A quick recap of what’s included:

✅ Full app blocks with clear messaging on the child’s device
✅ Per-app daily time limits with device-level enforcement
✅ Scheduled windows for individual apps or categories
✅ Location-based restrictions tied to geofences
✅ Category-level rules for broad management
✅ Request-and-approve system for flexible exceptions
✅ Whitelisting of essential apps (school, communication, emergency)
✅ Per-child configuration with independent profiles
✅ Cross-platform support (Android and iOS)
✅ Multi-parent access for households with two caregivers (on paid plans)
✅ Notifications when restrictions are hit or settings are changed
✅ Encrypted data in transit and at rest

Final Thoughts

The App Blocker isn’t about restriction for its own sake. It’s about giving families a practical way to translate the rules they’ve already agreed on into something the device actually enforces — so the conversation about phones can stop being a daily battle and start being a normal part of life.

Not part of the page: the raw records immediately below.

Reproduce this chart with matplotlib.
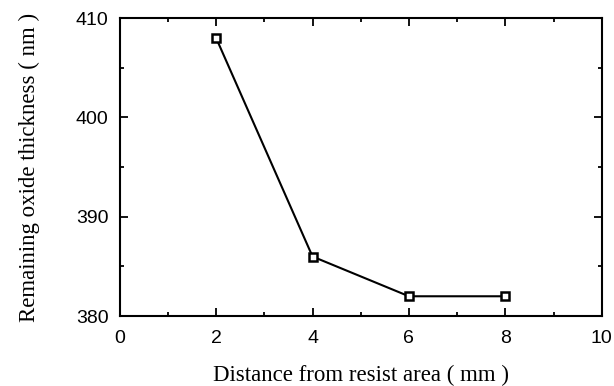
import matplotlib
matplotlib.use("Agg")
from matplotlib import pyplot as plt
from matplotlib.ticker import MultipleLocator

# data
distance = [2, 4, 6, 8]
thickness = [408, 386, 382, 382]

fig = plt.figure(figsize=(6.14, 3.86), dpi=100)
ax = fig.add_axes([0.195, 0.181, 0.785, 0.772])

ax.plot(distance, thickness, c='black', lw=1.5, marker='s', markersize=5.5,
        mfc='white', mec='black', mew=1.8)

ax.set_xlim(0, 10)
ax.set_ylim(380, 410)
ax.xaxis.set_major_locator(MultipleLocator(2))
ax.xaxis.set_minor_locator(MultipleLocator(1))
ax.yaxis.set_major_locator(MultipleLocator(10))
ax.yaxis.set_minor_locator(MultipleLocator(5))
ax.tick_params(which='both', direction='in', top=True, right=True, width=1.3)
ax.tick_params(which='major', length=6, labelsize=14)
ax.tick_params(axis='x', which='major', pad=10)
ax.tick_params(axis='y', which='major', pad=8)
ax.tick_params(which='minor', length=3)
for lab in ax.get_xticklabels() + ax.get_yticklabels():
    lab.set_family('Liberation Sans')
for s in ax.spines.values():
    s.set_linewidth(1.5)

ax.set_xlabel('Distance from resist area ( mm )', family='Liberation Serif',
              fontsize=16.5, labelpad=13)
ax.set_ylabel('Remaining oxide thickness ( nm )', family='Liberation Serif',
              fontsize=16.5, labelpad=26)

fig.savefig('out.png', dpi=100)
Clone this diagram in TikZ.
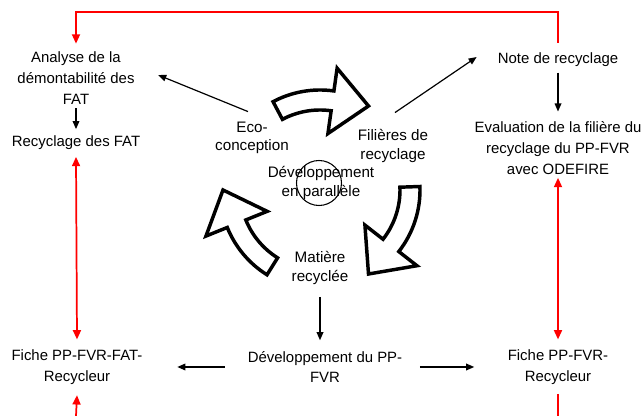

Used well, with transparency, with the request system as a real option for exceptions, and with a willingness to adjust as a child matures, the feature can quietly remove a meaningful amount of friction from family life. The nightly arguments shrink. The negotiations about which apps and how much become fewer. The structural rules do the structural work, and parents get to focus on the parts of parenting that actually require human judgment.

It’s not a magic solution to every digital parenting challenge. It can’t substitute for engaged attention, real conversations, and the long, patient work of helping a child develop their own judgment. But it can take a real chunk of the mechanical work off your plate — and for most families, that’s enough to be worth setting up.

Start with a conversation. Set three reasonable rules. Use the request system when it helps. Adjust as you learn. The configuration that fits your household will emerge faster than you think.